A cidade do Porto cobriu-se de luto. E todo o mundo Portista ficou abalado.
Na biografia de Américo, em número coevo da coleção Ídolos do Desporto, ficou narrada a evolução e funesta situação verificada:
O funeral de Jorge Orth foi uma manifestação de pesar impressionante. Toda a estrutura do F C Porto se incorporou no préstito, e a equipa não largou a urna, sendo transportado o apreciado mestre pelas mãos de seus atletas que, à vez, se revezaram a pegar no esquife contendo seus restos mortais, até à última morada.
Foi sepultado no cemitério de Paranhos, em túmulo que ficou como propriedade do F C Porto – a que se reporta a imagem, aqui junta.
Seguiu-se, pouco tempo depois, o tal Sporting-Porto em Lisboa. E os homens das Antas dedicaram esse jogo ao saudoso treinador...

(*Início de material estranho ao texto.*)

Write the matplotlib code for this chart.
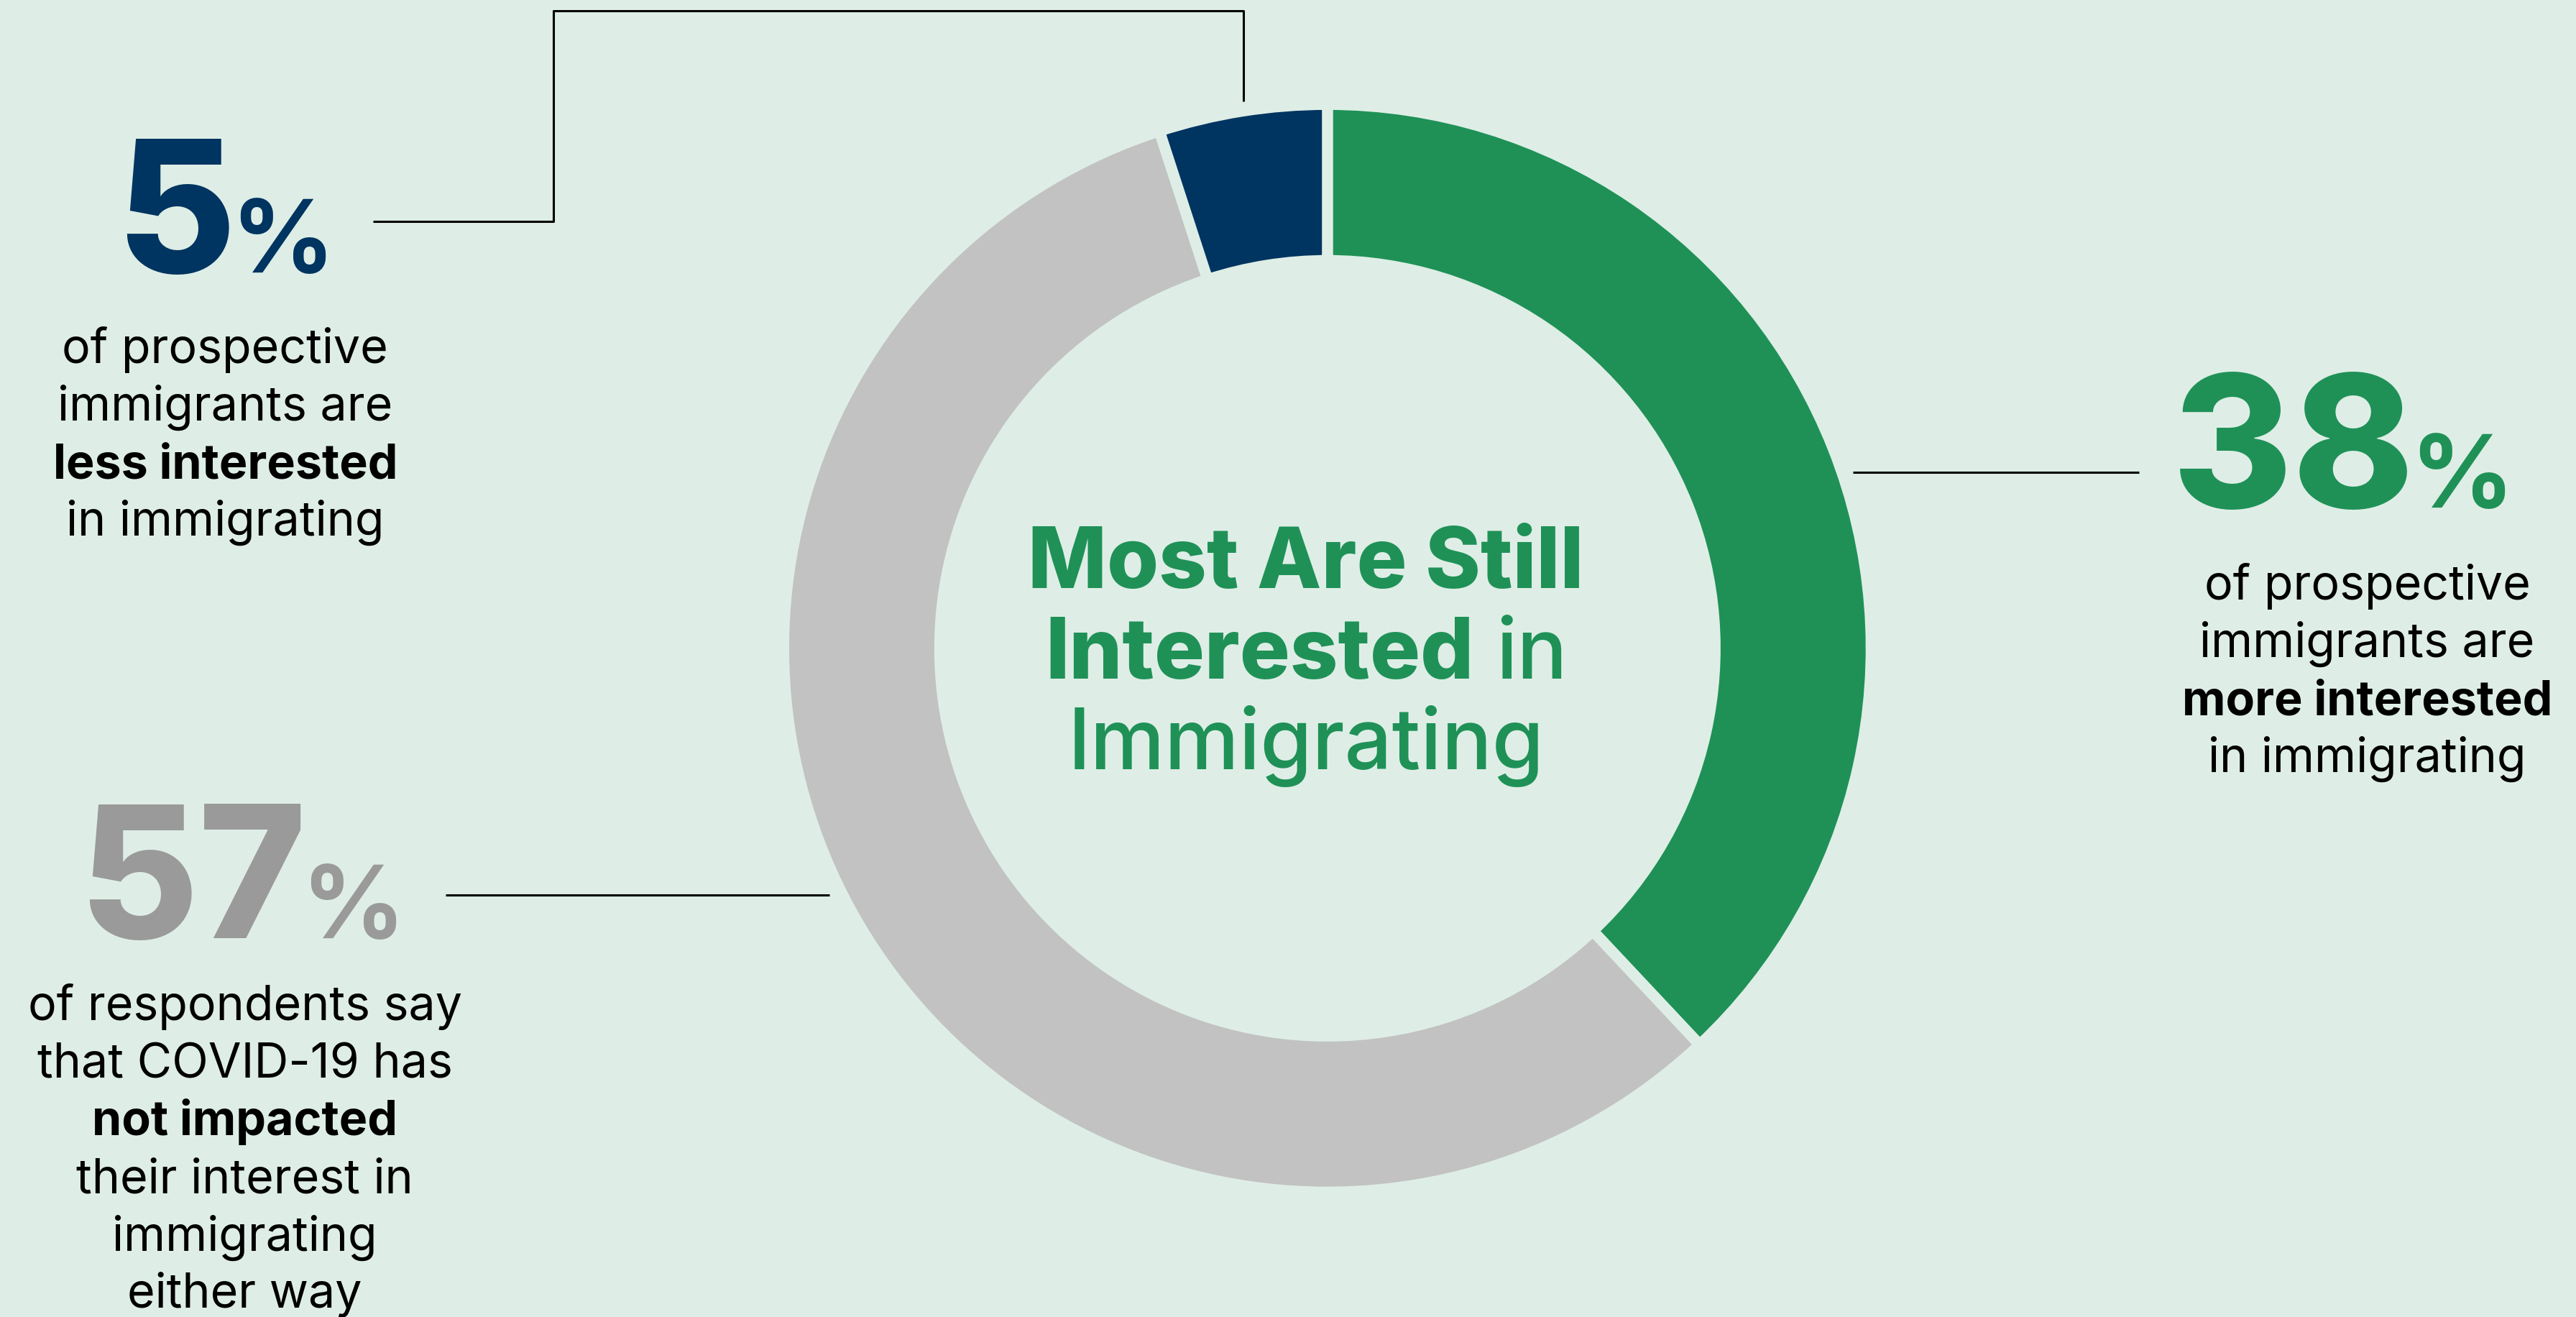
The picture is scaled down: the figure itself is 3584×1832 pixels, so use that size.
#!/usr/bin/env python3
"""
Donut chart: how COVID-19 changed interest in immigrating.
"""

import matplotlib
matplotlib.use("Agg")
import matplotlib.pyplot as plt

# data
labels = ["more interested", "not impacted", "less interested"]
shares = [38, 57, 5]
wedge_colors = ["#1f9157", "#c2c2c2", "#003461"]
number_colors = ["#1f9157", "#9a9a9a", "#003461"]

BG = "#deeee6"
FONT = ["Inter", "DejaVu Sans"]
W, H = 1568, 802          # layout units (scaled to 3584x1833 px)
PT = 3584 / W * 0.72      # points per layout unit


def draw_line(ax, x, y, runs, size, color, gap=None):
    """draw a line built from (text, weight[, size]) runs, centred at x, baseline y"""
    fig = ax.figure
    r = fig.canvas.get_renderer()
    scale = W / fig.bbox.width
    objs = []
    for run in runs:
        s, w = run[0], run[1]
        sz = run[2] if len(run) > 2 else size
        t = ax.text(0, H - y, s, fontsize=sz * PT, fontweight=w, color=color,
                    va="baseline", ha="left", family=FONT)
        objs.append(t)
    widths = [t.get_window_extent(renderer=r).width * scale for t in objs]
    if gap is None:
        gap = size * 0.26
    total = sum(widths) + gap * (len(objs) - 1)
    cur = x - total / 2
    for t, wd in zip(objs, widths):
        t.set_x(cur)
        cur += wd + gap


def main():
    fig = plt.figure(figsize=(35.84, 18.33), dpi=100, facecolor=BG)
    ax = fig.add_axes([0, 0, 1, 1])
    ax.set_facecolor(BG)

    # donut
    ax.pie(shares, colors=wedge_colors, startangle=90, counterclock=False,
           center=(808, H - 395), radius=331,
           wedgeprops=dict(width=95, edgecolor=BG, linewidth=11))

    # pie() resets the limits, so set them afterwards
    ax.set_xlim(0, W)
    ax.set_ylim(0, H)
    ax.set_aspect("equal")
    ax.axis("off")

    # leader lines
    lk = dict(color="black", lw=2.2, solid_capstyle="butt")
    ax.plot([757, 757, 337, 337, 227], [H - 62, H - 7, H - 7, H - 135, H - 135], **lk)
    ax.plot([1128, 1302], [H - 288, H - 288], **lk)
    ax.plot([271, 505], [H - 545, H - 545], **lk)

    # centre title
    green = wedge_colors[0]
    tsize = 51
    draw_line(ax, 795, 358, [("Most Are Still", "heavy")], tsize, green)
    draw_line(ax, 795, 413, [("Interested", "heavy"), ("in", "medium")], tsize, green)
    draw_line(ax, 795, 468, [("Immigrating", "medium")], tsize, green)

    nsize, psize, bsize = 112, 62, 29

    # 5% block
    draw_line(ax, 137, 166, [("5", "heavy"), ("%", "bold", psize)], nsize,
              number_colors[2], gap=-3)
    for i, runs in enumerate([[("of prospective", "normal")],
                              [("immigrants are", "normal")],
                              [("less interested", "bold")],
                              [("in immigrating", "normal")]]):
        draw_line(ax, 137, 221 + 35 * i, runs, bsize, "black")

    # 38% block
    draw_line(ax, 1426, 309, [("38", "heavy"), ("%", "bold", psize)], nsize,
              number_colors[0], gap=-3)
    for i, runs in enumerate([[("of prospective", "normal")],
                              [("immigrants are", "normal")],
                              [("more interested", "bold")],
                              [("in immigrating", "normal")]]):
        draw_line(ax, 1441, 365 + 35 * i, runs, bsize, "black")

    # 57% block
    draw_line(ax, 147, 571, [("57", "heavy"), ("%", "bold", psize)], nsize,
              number_colors[1], gap=-3)
    for i, runs in enumerate([[("of respondents say", "normal")],
                              [("that COVID-19 has", "normal")],
                              [("not impacted", "bold")],
                              [("their interest in", "normal")],
                              [("immigrating", "normal")],
                              [("either way", "normal")]]):
        draw_line(ax, 149, 621 + 35 * i, runs, bsize, "black")

    fig.savefig("out.png", dpi=100, facecolor=BG)


if __name__ == "__main__":
    main()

Aí Azumir marcou um golo, o único do encontro, que, aliado a grande exibição de Américo, Hernâni, Serafim, Pinto, Arcanjo, Virgílio, Festa, Ivan, Paula e Jaime, permitiu importante e marcante vitória. Na linha até do que antes se passara por entre emoções da despedida.
Na verdade, durante o seu funeral, o jogador portista Azumir assumia vingar o sucedido com o título no campeonato. O que não conseguiu, por abaixamento evidente do rendimento da equipa, com o lugar responsável do banco ocupado por Francisco Reboredo. Embora mantendo-se na discussão do primeiro lugar até à última jornada, quando uma derrota do FC Porto em Guimarães, com uma deplorável arbitragem, como era costume, deitou tudo a perder. Apesar disso, como consolação, no final da época o avançado brasileiro Azumir sagrou-se o melhor marcador do campeonato, tendo apontado 23 golos em 20 jogos e o FC Porto ficou-se pelo 2º lugar a 2 pontos do Sporting.
= Azumir =
Do plantel, nessa era de renovação, faziam parte os seguintes jogadores: Américo, Rui, Ivan, Paula, Serafim, Virgílio, Miguel Arcanjo, Custódio Pinto, Hernâni, Azumir, Jaime, Festa, Carlos Duarte, Mesquita, Perdigão, Barbosa, Noé, Teixeira, Juca, Monteiro da Costa e Morais. Mas outros estavam na calha, como aconteceu com Nóbrega, a passar por fase de empréstimo para rodagem.
Ora, Nóbrega, entre outros, teve com Orth seu batismo nos treinos de pré-época nas Antas, e ficou com sua carreira algo associada ao que resultou depois, conforme se pode também verificar pelo que expressa o livro que lhe dedicou a coleção Ídolos do Desporto:
Muita água correu entretanto e posteriormente por baixo das pontes da Invicta. Tanto tempo se passou, mas a recordação de Jorge Orth permaneceu nos sentimentos nobres dos fieis adeptos do grande F C Porto. Sendo esse venerando personagem um nome histórico nas brumas da memória Portista.